:: Source material ::
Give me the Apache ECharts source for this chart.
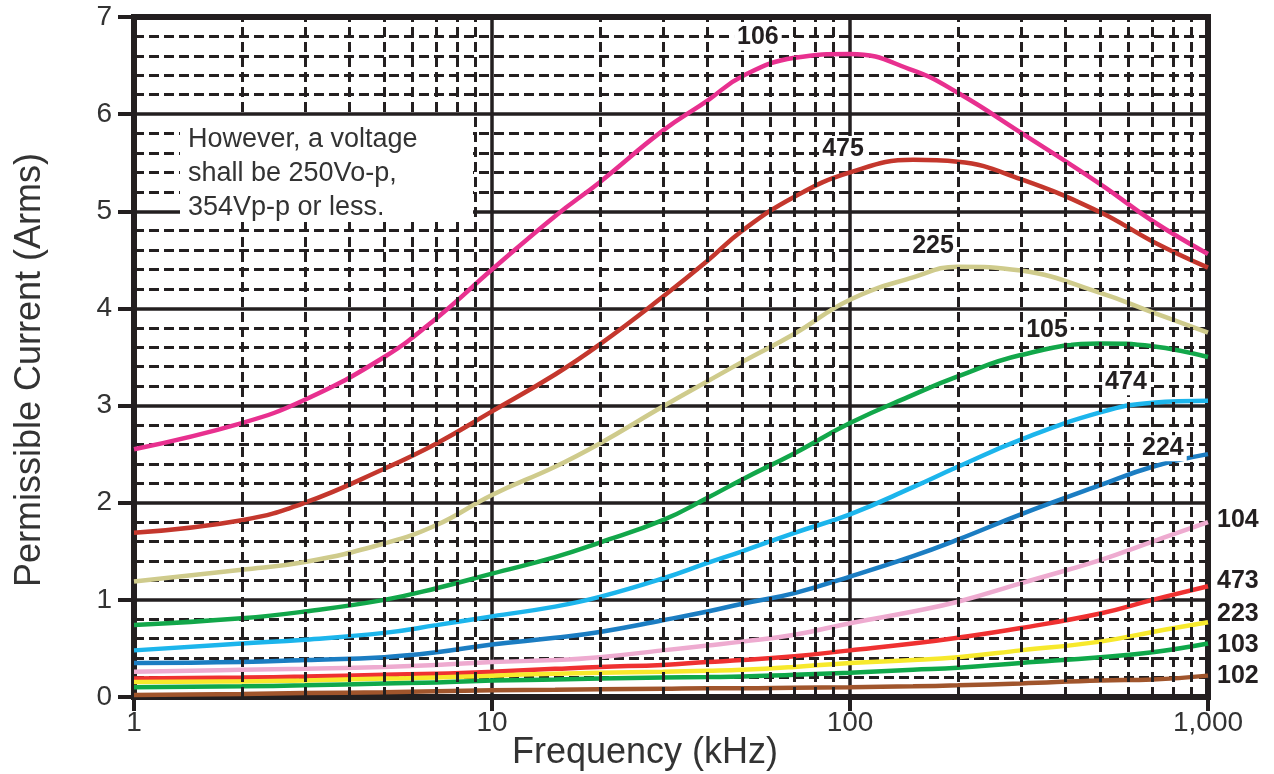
<!DOCTYPE html>
<html>
<head>
<meta charset="utf-8">
<script src="https://cdn.jsdelivr.net/npm/echarts@6/dist/echarts.min.js"></script>
<style>
html,body{margin:0;padding:0;background:#fff;}
#chart{width:1274px;height:774px;}
</style>
</head>
<body>
<div id="chart"></div>
<script>
// ---- data ----
const freq = [1,2,3,5,7,10,15,20,30,40,50,70,100,150,200,300,500,700,1000];
const c106 = [2.55,2.82,3.06,3.50,3.90,4.40,4.95,5.30,5.83,6.14,6.39,6.58,6.62,6.45,6.22,5.81,5.28,4.90,4.56];
const c475 = [1.69,1.82,2.00,2.35,2.61,2.94,3.32,3.63,4.12,4.49,4.80,5.15,5.40,5.53,5.51,5.33,4.99,4.69,4.42];
const c225 = [1.19,1.31,1.39,1.58,1.77,2.08,2.37,2.61,2.99,3.25,3.45,3.74,4.09,4.32,4.43,4.39,4.16,3.96,3.75];
const c105 = [0.74,0.81,0.88,1.00,1.12,1.27,1.44,1.59,1.82,2.05,2.24,2.51,2.82,3.11,3.30,3.52,3.64,3.61,3.50];
const c474 = [0.48,0.55,0.59,0.66,0.74,0.83,0.93,1.03,1.22,1.38,1.50,1.69,1.88,2.16,2.37,2.65,2.93,3.03,3.05];
const c224 = [0.35,0.36,0.38,0.41,0.46,0.54,0.61,0.67,0.79,0.88,0.96,1.07,1.24,1.45,1.62,1.88,2.18,2.37,2.50];
const c104 = [0.26,0.28,0.29,0.31,0.33,0.36,0.38,0.41,0.48,0.53,0.57,0.64,0.76,0.88,0.98,1.17,1.41,1.60,1.80];
const c473 = [0.19,0.20,0.21,0.23,0.24,0.26,0.29,0.31,0.33,0.36,0.38,0.42,0.48,0.55,0.61,0.71,0.86,1.00,1.14];
const c223 = [0.155,0.16,0.17,0.19,0.20,0.22,0.24,0.25,0.26,0.27,0.28,0.31,0.35,0.38,0.41,0.48,0.57,0.67,0.77];
const c103 = [0.10,0.11,0.12,0.14,0.15,0.17,0.18,0.19,0.20,0.205,0.21,0.23,0.25,0.28,0.30,0.35,0.41,0.46,0.55];
const c102 = [0.02,0.03,0.04,0.05,0.06,0.07,0.075,0.08,0.085,0.09,0.09,0.095,0.10,0.11,0.12,0.14,0.17,0.18,0.22];

const seriesNames = ['106','475','225','105','474','224','104','473','223','103','102'];
const seriesValues = [c106,c475,c225,c105,c474,c224,c104,c473,c223,c103,c102];
const seriesColors = ['#e8308f','#c4372d','#cfcb8c','#12a74a','#1cb5ec','#1b7dc2','#eeabd0','#ef3131','#f7e92c','#0fa84a','#a0552c'];

// inner curve labels (data coordinates)
const innerLabelNames = ['106','475','225','105','474','224'];
const innerLabelX = [55.3, 95.6, 170.6, 355, 590, 748];
const innerLabelY = [6.79, 5.64, 4.64, 3.78, 3.24, 2.56];
// right-end labels
const endLabelNames = ['104','473','223','103','102'];
const endLabelDy = [-2,-5,-8,2,0];

const xTickLabels = {1:'1',10:'10',100:'100',1000:'1,000'};
const minorFreqs = [2,3,4,5,6,7,8,9,20,30,40,50,60,70,80,90,200,300,400,500,600,700,800,900];
const noteLines = ['However, a voltage','shall be 250Vo-p,','354Vp-p or less.'];

// ---- chart ----
const INK = '#231f20';
const FONT = '"Liberation Sans", Arial, Helvetica, sans-serif';
const chart = echarts.init(document.getElementById('chart'), null, {renderer:'canvas'});

const series = [{
  type:'line', z:1, data:[], silent:true, animation:false,
  markLine:{
    silent:true, animation:false, symbol:['none','none'],
    label:{show:false},
    lineStyle:{color:INK, width:3, type:[10,5]},
    emphasis:{disabled:true},
    data: minorFreqs.map(v => ({xAxis:v}))
  }
}];

seriesNames.forEach((name, i) => {
  const s = {
    name, type:'line', z:3, smooth:0.45, symbol:'none', animation:false,
    data: freq.map((f, k) => [f, seriesValues[i][k]]),
    lineStyle:{color:seriesColors[i], width:4.5},
    itemStyle:{color:seriesColors[i]}
  };
  const li = innerLabelNames.indexOf(name);
  if (li >= 0) {
    s.markPoint = {
      symbol:'circle', symbolSize:0, animation:false, silent:true,
      label:{show:true, position:'inside', formatter:'{b}', color:INK, fontFamily:FONT,
             fontWeight:'bold', fontSize:25, backgroundColor:'#fff', padding:[1,3,0,3]},
      data:[{name, coord:[innerLabelX[li], innerLabelY[li]]}]
    };
  }
  const ei = endLabelNames.indexOf(name);
  if (ei >= 0) {
    s.endLabel = {show:true, formatter:name, color:INK, fontFamily:FONT, fontWeight:'bold',
                  fontSize:25, distance:9, offset:[0, endLabelDy[ei]]};
  }
  series.push(s);
});

chart.setOption({
  animation:false,
  backgroundColor:'#fff',
  grid:{left:134, right:66, top:17, bottom:77, show:true, borderColor:INK, borderWidth:6,
        containLabel:false, outerBoundsMode:'none'},
  xAxis:{
    type:'log', logBase:10, min:1, max:1000,
    name:'Frequency (kHz)', nameLocation:'middle', nameGap:38, nameMoveOverlap:false,
    nameTextStyle:{fontFamily:FONT, fontSize:36, color:'#333', padding:[0,52,0,0]},
    axisLine:{show:true, lineStyle:{color:INK, width:6}},
    axisTick:{show:true, length:14, lineStyle:{color:INK, width:4}},
    axisLabel:{fontFamily:FONT, fontSize:28, color:'#333', margin:12,
               formatter: v => xTickLabels[Math.round(v)] || ''},
    splitLine:{show:true, lineStyle:{color:INK, width:3.5}},
    minorTick:{show:false}, minorSplitLine:{show:false}
  },
  yAxis:{
    type:'value', min:0, max:7, interval:1,
    name:'Permissible Current (Arms)', nameLocation:'middle', nameGap:86, nameMoveOverlap:false,
    nameTextStyle:{fontFamily:FONT, fontSize:36, color:'#333', padding:[0,26,0,0]},
    axisLine:{show:true, lineStyle:{color:INK, width:6}},
    axisTick:{show:true, length:16, lineStyle:{color:INK, width:4}},
    axisLabel:{fontFamily:FONT, fontSize:28, color:'#333', margin:22},
    splitLine:{show:true, lineStyle:{color:INK, width:3.5}},
    minorTick:{show:false, splitNumber:5},
    minorSplitLine:{show:true, lineStyle:{color:INK, width:3, type:[10,5]}}
  },
  graphic:[
    {type:'rect', left:180, top:117, z:100, shape:{width:293, height:102}, style:{fill:'#fff'}},
    {type:'text', left:188, top:123, z:101, style:{text:noteLines.join('\n'), fontFamily:FONT, fontSize:27,
      lineHeight:34, fill:'#333'}}
  ],
  series
});
</script>
</body>
</html>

:: Task prompt ::
Take the listing above and restate it word for word, without its pictures.

:: Reply to the task ::
Give me the Apache ECharts source for this chart.
<!DOCTYPE html>
<html>
<head>
<meta charset="utf-8">
<script src="https://cdn.jsdelivr.net/npm/echarts@6/dist/echarts.min.js"></script>
<style>
html,body{margin:0;padding:0;background:#fff;}
#chart{width:1274px;height:774px;}
</style>
</head>
<body>
<div id="chart"></div>
<script>
// ---- data ----
const freq = [1,2,3,5,7,10,15,20,30,40,50,70,100,150,200,300,500,700,1000];
const c106 = [2.55,2.82,3.06,3.50,3.90,4.40,4.95,5.30,5.83,6.14,6.39,6.58,6.62,6.45,6.22,5.81,5.28,4.90,4.56];
const c475 = [1.69,1.82,2.00,2.35,2.61,2.94,3.32,3.63,4.12,4.49,4.80,5.15,5.40,5.53,5.51,5.33,4.99,4.69,4.42];
const c225 = [1.19,1.31,1.39,1.58,1.77,2.08,2.37,2.61,2.99,3.25,3.45,3.74,4.09,4.32,4.43,4.39,4.16,3.96,3.75];
const c105 = [0.74,0.81,0.88,1.00,1.12,1.27,1.44,1.59,1.82,2.05,2.24,2.51,2.82,3.11,3.30,3.52,3.64,3.61,3.50];
const c474 = [0.48,0.55,0.59,0.66,0.74,0.83,0.93,1.03,1.22,1.38,1.50,1.69,1.88,2.16,2.37,2.65,2.93,3.03,3.05];
const c224 = [0.35,0.36,0.38,0.41,0.46,0.54,0.61,0.67,0.79,0.88,0.96,1.07,1.24,1.45,1.62,1.88,2.18,2.37,2.50];
const c104 = [0.26,0.28,0.29,0.31,0.33,0.36,0.38,0.41,0.48,0.53,0.57,0.64,0.76,0.88,0.98,1.17,1.41,1.60,1.80];
const c473 = [0.19,0.20,0.21,0.23,0.24,0.26,0.29,0.31,0.33,0.36,0.38,0.42,0.48,0.55,0.61,0.71,0.86,1.00,1.14];
const c223 = [0.155,0.16,0.17,0.19,0.20,0.22,0.24,0.25,0.26,0.27,0.28,0.31,0.35,0.38,0.41,0.48,0.57,0.67,0.77];
const c103 = [0.10,0.11,0.12,0.14,0.15,0.17,0.18,0.19,0.20,0.205,0.21,0.23,0.25,0.28,0.30,0.35,0.41,0.46,0.55];
const c102 = [0.02,0.03,0.04,0.05,0.06,0.07,0.075,0.08,0.085,0.09,0.09,0.095,0.10,0.11,0.12,0.14,0.17,0.18,0.22];

const seriesNames = ['106','475','225','105','474','224','104','473','223','103','102'];
const seriesValues = [c106,c475,c225,c105,c474,c224,c104,c473,c223,c103,c102];
const seriesColors = ['#e8308f','#c4372d','#cfcb8c','#12a74a','#1cb5ec','#1b7dc2','#eeabd0','#ef3131','#f7e92c','#0fa84a','#a0552c'];

// inner curve labels (data coordinates)
const innerLabelNames = ['106','475','225','105','474','224'];
const innerLabelX = [55.3, 95.6, 170.6, 355, 590, 748];
const innerLabelY = [6.79, 5.64, 4.64, 3.78, 3.24, 2.56];
// right-end labels
const endLabelNames = ['104','473','223','103','102'];
const endLabelDy = [-2,-5,-8,2,0];

const xTickLabels = {1:'1',10:'10',100:'100',1000:'1,000'};
const minorFreqs = [2,3,4,5,6,7,8,9,20,30,40,50,60,70,80,90,200,300,400,500,600,700,800,900];
const noteLines = ['However, a voltage','shall be 250Vo-p,','354Vp-p or less.'];

// ---- chart ----
const INK = '#231f20';
const FONT = '"Liberation Sans", Arial, Helvetica, sans-serif';
const chart = echarts.init(document.getElementById('chart'), null, {renderer:'canvas'});

const series = [{
  type:'line', z:1, data:[], silent:true, animation:false,
  markLine:{
    silent:true, animation:false, symbol:['none','none'],
    label:{show:false},
    lineStyle:{color:INK, width:3, type:[10,5]},
    emphasis:{disabled:true},
    data: minorFreqs.map(v => ({xAxis:v}))
  }
}];

seriesNames.forEach((name, i) => {
  const s = {
    name, type:'line', z:3, smooth:0.45, symbol:'none', animation:false,
    data: freq.map((f, k) => [f, seriesValues[i][k]]),
    lineStyle:{color:seriesColors[i], width:4.5},
    itemStyle:{color:seriesColors[i]}
  };
  const li = innerLabelNames.indexOf(name);
  if (li >= 0) {
    s.markPoint = {
      symbol:'circle', symbolSize:0, animation:false, silent:true,
      label:{show:true, position:'inside', formatter:'{b}', color:INK, fontFamily:FONT,
             fontWeight:'bold', fontSize:25, backgroundColor:'#fff', padding:[1,3,0,3]},
      data:[{name, coord:[innerLabelX[li], innerLabelY[li]]}]
    };
  }
  const ei = endLabelNames.indexOf(name);
  if (ei >= 0) {
    s.endLabel = {show:true, formatter:name, color:INK, fontFamily:FONT, fontWeight:'bold',
                  fontSize:25, distance:9, offset:[0, endLabelDy[ei]]};
  }
  series.push(s);
});

chart.setOption({
  animation:false,
  backgroundColor:'#fff',
  grid:{left:134, right:66, top:17, bottom:77, show:true, borderColor:INK, borderWidth:6,
        containLabel:false, outerBoundsMode:'none'},
  xAxis:{
    type:'log', logBase:10, min:1, max:1000,
    name:'Frequency (kHz)', nameLocation:'middle', nameGap:38, nameMoveOverlap:false,
    nameTextStyle:{fontFamily:FONT, fontSize:36, color:'#333', padding:[0,52,0,0]},
    axisLine:{show:true, lineStyle:{color:INK, width:6}},
    axisTick:{show:true, length:14, lineStyle:{color:INK, width:4}},
    axisLabel:{fontFamily:FONT, fontSize:28, color:'#333', margin:12,
               formatter: v => xTickLabels[Math.round(v)] || ''},
    splitLine:{show:true, lineStyle:{color:INK, width:3.5}},
    minorTick:{show:false}, minorSplitLine:{show:false}
  },
  yAxis:{
    type:'value', min:0, max:7, interval:1,
    name:'Permissible Current (Arms)', nameLocation:'middle', nameGap:86, nameMoveOverlap:false,
    nameTextStyle:{fontFamily:FONT, fontSize:36, color:'#333', padding:[0,26,0,0]},
    axisLine:{show:true, lineStyle:{color:INK, width:6}},
    axisTick:{show:true, length:16, lineStyle:{color:INK, width:4}},
    axisLabel:{fontFamily:FONT, fontSize:28, color:'#333', margin:22},
    splitLine:{show:true, lineStyle:{color:INK, width:3.5}},
    minorTick:{show:false, splitNumber:5},
    minorSplitLine:{show:true, lineStyle:{color:INK, width:3, type:[10,5]}}
  },
  graphic:[
    {type:'rect', left:180, top:117, z:100, shape:{width:293, height:102}, style:{fill:'#fff'}},
    {type:'text', left:188, top:123, z:101, style:{text:noteLines.join('\n'), fontFamily:FONT, fontSize:27,
      lineHeight:34, fill:'#333'}}
  ],
  series
});
</script>
</body>
</html>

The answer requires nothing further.